Repeat exactly the lines from the start of the entries below through the line containing "minimum width=189pt, minimum". Omit the rest.

-- Begin RECORDS FOR PROCESSING --

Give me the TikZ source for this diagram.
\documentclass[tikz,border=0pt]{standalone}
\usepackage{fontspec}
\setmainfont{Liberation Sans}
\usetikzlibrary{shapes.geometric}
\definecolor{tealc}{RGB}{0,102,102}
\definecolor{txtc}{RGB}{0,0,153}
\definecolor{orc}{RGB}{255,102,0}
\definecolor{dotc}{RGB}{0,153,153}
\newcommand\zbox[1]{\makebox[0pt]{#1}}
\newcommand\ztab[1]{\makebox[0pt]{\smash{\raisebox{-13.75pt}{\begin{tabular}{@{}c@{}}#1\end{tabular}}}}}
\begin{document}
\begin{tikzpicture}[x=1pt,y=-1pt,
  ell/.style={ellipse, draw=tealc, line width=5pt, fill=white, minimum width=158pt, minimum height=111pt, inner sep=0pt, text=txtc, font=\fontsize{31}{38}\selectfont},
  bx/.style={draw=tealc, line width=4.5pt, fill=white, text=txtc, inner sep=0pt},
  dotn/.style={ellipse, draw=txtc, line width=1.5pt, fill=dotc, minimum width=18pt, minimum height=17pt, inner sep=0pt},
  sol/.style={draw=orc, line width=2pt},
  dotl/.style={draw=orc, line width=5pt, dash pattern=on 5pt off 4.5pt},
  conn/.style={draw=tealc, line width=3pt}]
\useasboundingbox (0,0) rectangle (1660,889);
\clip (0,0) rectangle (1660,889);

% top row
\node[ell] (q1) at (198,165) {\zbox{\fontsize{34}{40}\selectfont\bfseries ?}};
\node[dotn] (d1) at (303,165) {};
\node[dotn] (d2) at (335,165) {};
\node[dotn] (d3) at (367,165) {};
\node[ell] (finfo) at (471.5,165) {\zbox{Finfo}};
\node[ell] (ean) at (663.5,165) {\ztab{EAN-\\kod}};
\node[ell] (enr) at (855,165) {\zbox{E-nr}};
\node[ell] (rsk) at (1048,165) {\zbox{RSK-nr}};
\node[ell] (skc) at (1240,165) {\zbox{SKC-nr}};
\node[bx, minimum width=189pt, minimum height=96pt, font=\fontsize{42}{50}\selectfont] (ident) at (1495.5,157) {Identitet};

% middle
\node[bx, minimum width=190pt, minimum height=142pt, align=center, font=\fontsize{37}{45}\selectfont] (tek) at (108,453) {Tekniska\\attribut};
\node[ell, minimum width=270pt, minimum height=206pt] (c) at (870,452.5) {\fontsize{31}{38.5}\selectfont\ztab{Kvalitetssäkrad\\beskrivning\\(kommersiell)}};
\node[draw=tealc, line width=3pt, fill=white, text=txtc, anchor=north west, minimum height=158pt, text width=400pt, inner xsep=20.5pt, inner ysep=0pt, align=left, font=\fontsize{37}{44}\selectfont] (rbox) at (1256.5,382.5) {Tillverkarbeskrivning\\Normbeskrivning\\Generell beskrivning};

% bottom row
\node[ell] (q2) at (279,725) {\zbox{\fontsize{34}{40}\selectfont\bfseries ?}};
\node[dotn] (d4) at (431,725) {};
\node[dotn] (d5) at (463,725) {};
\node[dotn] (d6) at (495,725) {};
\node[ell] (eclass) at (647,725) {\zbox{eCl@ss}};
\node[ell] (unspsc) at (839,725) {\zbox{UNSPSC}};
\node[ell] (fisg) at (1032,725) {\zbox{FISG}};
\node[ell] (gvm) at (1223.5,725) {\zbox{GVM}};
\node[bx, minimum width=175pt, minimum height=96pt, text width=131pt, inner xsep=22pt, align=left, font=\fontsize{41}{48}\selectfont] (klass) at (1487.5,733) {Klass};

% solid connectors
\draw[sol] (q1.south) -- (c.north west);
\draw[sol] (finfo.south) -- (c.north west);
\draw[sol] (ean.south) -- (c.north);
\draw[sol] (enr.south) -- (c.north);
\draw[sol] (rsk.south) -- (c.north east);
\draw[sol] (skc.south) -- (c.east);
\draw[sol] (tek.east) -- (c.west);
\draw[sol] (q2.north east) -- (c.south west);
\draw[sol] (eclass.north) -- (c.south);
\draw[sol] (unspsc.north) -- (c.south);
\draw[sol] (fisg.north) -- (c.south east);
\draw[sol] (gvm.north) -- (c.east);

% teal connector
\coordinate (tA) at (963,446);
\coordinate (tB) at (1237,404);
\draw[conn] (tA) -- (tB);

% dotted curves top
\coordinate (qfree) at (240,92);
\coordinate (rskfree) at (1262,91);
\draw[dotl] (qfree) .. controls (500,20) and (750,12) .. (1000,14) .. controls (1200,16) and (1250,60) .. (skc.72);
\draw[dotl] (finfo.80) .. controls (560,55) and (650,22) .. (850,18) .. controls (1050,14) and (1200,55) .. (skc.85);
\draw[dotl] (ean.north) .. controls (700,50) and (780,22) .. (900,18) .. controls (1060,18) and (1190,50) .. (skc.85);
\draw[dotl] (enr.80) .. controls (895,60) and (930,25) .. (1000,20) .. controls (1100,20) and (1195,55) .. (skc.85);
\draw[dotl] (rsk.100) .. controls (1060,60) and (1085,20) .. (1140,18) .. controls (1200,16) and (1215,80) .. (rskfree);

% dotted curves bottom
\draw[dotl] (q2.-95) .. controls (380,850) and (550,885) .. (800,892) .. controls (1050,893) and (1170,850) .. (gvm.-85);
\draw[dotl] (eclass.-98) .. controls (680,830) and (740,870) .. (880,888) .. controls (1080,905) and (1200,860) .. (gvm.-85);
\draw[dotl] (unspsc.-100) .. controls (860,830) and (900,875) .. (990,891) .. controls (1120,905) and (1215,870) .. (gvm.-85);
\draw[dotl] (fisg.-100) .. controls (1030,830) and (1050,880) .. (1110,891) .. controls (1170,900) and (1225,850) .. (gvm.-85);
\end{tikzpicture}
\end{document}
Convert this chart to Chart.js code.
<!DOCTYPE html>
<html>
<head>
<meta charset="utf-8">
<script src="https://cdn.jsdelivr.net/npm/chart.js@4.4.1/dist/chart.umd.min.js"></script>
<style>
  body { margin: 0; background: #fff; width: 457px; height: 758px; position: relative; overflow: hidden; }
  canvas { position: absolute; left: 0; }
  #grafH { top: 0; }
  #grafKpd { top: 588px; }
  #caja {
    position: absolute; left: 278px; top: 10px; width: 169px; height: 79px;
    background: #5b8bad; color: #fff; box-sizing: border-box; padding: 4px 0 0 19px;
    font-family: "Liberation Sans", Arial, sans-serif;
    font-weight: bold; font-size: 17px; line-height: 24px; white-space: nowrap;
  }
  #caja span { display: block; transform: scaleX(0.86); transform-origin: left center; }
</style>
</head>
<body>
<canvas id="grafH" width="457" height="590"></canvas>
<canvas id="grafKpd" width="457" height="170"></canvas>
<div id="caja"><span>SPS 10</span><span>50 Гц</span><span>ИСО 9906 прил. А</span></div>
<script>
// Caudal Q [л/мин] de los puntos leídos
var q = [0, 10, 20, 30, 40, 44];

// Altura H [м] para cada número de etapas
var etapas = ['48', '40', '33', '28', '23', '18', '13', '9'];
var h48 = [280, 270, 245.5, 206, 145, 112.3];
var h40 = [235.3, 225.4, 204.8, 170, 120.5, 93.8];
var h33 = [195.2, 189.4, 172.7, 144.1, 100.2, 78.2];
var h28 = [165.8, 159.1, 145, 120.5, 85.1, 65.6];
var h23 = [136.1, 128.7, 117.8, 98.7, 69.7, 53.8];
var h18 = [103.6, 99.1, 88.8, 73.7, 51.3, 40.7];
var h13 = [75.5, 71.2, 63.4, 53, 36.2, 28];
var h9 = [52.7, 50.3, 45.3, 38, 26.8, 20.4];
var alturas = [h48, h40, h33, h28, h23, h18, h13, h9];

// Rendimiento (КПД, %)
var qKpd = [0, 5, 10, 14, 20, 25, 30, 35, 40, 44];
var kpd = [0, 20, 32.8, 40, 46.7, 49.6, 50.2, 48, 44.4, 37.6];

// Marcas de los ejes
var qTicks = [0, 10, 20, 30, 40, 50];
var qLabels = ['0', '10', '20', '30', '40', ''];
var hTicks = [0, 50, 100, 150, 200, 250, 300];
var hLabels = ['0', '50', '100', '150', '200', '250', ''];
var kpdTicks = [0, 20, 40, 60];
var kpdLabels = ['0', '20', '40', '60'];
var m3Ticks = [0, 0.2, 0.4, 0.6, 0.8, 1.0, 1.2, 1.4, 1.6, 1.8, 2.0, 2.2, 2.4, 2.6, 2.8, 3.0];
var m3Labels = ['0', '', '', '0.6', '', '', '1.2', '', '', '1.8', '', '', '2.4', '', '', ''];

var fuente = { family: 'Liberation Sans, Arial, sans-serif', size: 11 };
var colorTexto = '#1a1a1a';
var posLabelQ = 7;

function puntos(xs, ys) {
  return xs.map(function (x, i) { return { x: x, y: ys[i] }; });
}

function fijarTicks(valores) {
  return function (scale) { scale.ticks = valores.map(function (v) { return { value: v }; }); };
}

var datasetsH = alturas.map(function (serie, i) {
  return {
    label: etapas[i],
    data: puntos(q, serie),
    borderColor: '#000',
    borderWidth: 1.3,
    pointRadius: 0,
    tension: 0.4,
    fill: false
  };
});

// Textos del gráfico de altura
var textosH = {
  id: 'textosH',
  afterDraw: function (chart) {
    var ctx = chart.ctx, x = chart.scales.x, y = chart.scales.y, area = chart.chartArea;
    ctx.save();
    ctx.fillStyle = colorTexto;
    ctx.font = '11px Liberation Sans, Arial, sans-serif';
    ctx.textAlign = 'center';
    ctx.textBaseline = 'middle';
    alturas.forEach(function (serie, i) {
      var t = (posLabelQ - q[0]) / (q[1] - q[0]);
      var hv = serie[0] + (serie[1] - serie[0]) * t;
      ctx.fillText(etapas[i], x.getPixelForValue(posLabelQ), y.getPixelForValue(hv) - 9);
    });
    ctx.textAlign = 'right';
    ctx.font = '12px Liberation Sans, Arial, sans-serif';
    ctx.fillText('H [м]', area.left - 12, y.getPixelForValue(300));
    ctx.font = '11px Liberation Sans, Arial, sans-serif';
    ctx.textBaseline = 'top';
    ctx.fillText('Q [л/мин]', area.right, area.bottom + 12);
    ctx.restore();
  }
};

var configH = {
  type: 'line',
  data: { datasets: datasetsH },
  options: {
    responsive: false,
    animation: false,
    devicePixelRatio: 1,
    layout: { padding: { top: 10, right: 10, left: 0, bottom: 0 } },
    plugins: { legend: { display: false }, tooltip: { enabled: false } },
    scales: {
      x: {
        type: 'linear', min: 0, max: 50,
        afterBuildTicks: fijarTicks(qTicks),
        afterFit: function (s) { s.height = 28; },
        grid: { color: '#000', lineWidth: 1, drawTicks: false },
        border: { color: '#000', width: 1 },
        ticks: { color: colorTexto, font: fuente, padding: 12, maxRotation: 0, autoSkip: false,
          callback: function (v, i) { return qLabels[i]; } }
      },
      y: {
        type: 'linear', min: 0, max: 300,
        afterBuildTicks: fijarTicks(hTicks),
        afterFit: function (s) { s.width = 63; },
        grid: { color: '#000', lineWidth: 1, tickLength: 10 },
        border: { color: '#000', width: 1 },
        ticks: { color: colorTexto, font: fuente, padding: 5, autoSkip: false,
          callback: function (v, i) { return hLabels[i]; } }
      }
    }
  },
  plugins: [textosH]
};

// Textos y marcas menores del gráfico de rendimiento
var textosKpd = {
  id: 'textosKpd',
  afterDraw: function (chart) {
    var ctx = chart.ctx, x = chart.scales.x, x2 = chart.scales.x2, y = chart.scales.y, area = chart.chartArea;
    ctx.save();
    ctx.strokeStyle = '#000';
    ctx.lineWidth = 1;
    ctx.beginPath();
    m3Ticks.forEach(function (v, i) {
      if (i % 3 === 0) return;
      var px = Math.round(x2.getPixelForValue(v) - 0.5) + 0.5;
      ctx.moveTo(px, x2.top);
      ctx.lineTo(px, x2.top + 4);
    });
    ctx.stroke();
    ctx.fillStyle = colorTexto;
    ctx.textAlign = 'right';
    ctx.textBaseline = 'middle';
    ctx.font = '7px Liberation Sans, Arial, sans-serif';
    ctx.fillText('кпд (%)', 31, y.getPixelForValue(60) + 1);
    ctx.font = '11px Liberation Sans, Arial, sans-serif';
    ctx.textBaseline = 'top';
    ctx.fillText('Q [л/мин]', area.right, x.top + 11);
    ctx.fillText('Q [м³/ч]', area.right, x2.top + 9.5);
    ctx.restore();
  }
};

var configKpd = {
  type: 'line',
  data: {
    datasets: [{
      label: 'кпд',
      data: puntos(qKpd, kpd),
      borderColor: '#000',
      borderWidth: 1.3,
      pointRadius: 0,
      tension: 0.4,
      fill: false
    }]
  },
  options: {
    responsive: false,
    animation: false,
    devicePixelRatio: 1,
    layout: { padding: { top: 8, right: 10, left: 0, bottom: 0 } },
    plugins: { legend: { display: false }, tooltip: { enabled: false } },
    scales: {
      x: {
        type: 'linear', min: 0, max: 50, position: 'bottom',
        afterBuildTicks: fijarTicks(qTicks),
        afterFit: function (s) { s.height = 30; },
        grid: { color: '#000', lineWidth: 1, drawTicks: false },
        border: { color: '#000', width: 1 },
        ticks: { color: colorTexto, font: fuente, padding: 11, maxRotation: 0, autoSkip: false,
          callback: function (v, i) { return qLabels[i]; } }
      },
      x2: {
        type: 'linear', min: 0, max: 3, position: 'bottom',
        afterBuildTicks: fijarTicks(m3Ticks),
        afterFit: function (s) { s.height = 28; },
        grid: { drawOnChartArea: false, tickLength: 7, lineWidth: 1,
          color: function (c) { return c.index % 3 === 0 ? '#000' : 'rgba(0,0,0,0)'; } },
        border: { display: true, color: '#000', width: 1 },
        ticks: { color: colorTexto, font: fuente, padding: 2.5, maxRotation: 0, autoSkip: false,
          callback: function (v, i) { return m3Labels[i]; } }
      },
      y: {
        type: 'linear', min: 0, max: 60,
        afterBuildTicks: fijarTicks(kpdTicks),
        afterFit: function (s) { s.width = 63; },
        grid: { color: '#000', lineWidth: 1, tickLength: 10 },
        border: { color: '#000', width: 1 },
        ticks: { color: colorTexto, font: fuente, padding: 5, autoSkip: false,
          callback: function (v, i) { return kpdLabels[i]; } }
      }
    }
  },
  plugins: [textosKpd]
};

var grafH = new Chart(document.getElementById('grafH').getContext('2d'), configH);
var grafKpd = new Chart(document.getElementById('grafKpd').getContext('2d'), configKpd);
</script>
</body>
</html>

-- End RECORDS FOR PROCESSING --

» SOLUTION
Give me the TikZ source for this diagram.
\documentclass[tikz,border=0pt]{standalone}
\usepackage{fontspec}
\setmainfont{Liberation Sans}
\usetikzlibrary{shapes.geometric}
\definecolor{tealc}{RGB}{0,102,102}
\definecolor{txtc}{RGB}{0,0,153}
\definecolor{orc}{RGB}{255,102,0}
\definecolor{dotc}{RGB}{0,153,153}
\newcommand\zbox[1]{\makebox[0pt]{#1}}
\newcommand\ztab[1]{\makebox[0pt]{\smash{\raisebox{-13.75pt}{\begin{tabular}{@{}c@{}}#1\end{tabular}}}}}
\begin{document}
\begin{tikzpicture}[x=1pt,y=-1pt,
  ell/.style={ellipse, draw=tealc, line width=5pt, fill=white, minimum width=158pt, minimum height=111pt, inner sep=0pt, text=txtc, font=\fontsize{31}{38}\selectfont},
  bx/.style={draw=tealc, line width=4.5pt, fill=white, text=txtc, inner sep=0pt},
  dotn/.style={ellipse, draw=txtc, line width=1.5pt, fill=dotc, minimum width=18pt, minimum height=17pt, inner sep=0pt},
  sol/.style={draw=orc, line width=2pt},
  dotl/.style={draw=orc, line width=5pt, dash pattern=on 5pt off 4.5pt},
  conn/.style={draw=tealc, line width=3pt}]
\useasboundingbox (0,0) rectangle (1660,889);
\clip (0,0) rectangle (1660,889);

% top row
\node[ell] (q1) at (198,165) {\zbox{\fontsize{34}{40}\selectfont\bfseries ?}};
\node[dotn] (d1) at (303,165) {};
\node[dotn] (d2) at (335,165) {};
\node[dotn] (d3) at (367,165) {};
\node[ell] (finfo) at (471.5,165) {\zbox{Finfo}};
\node[ell] (ean) at (663.5,165) {\ztab{EAN-\\kod}};
\node[ell] (enr) at (855,165) {\zbox{E-nr}};
\node[ell] (rsk) at (1048,165) {\zbox{RSK-nr}};
\node[ell] (skc) at (1240,165) {\zbox{SKC-nr}};
\node[bx, minimum width=189pt, minimum height=96pt, font=\fontsize{42}{50}\selectfont] (ident) at (1495.5,157) {Identitet};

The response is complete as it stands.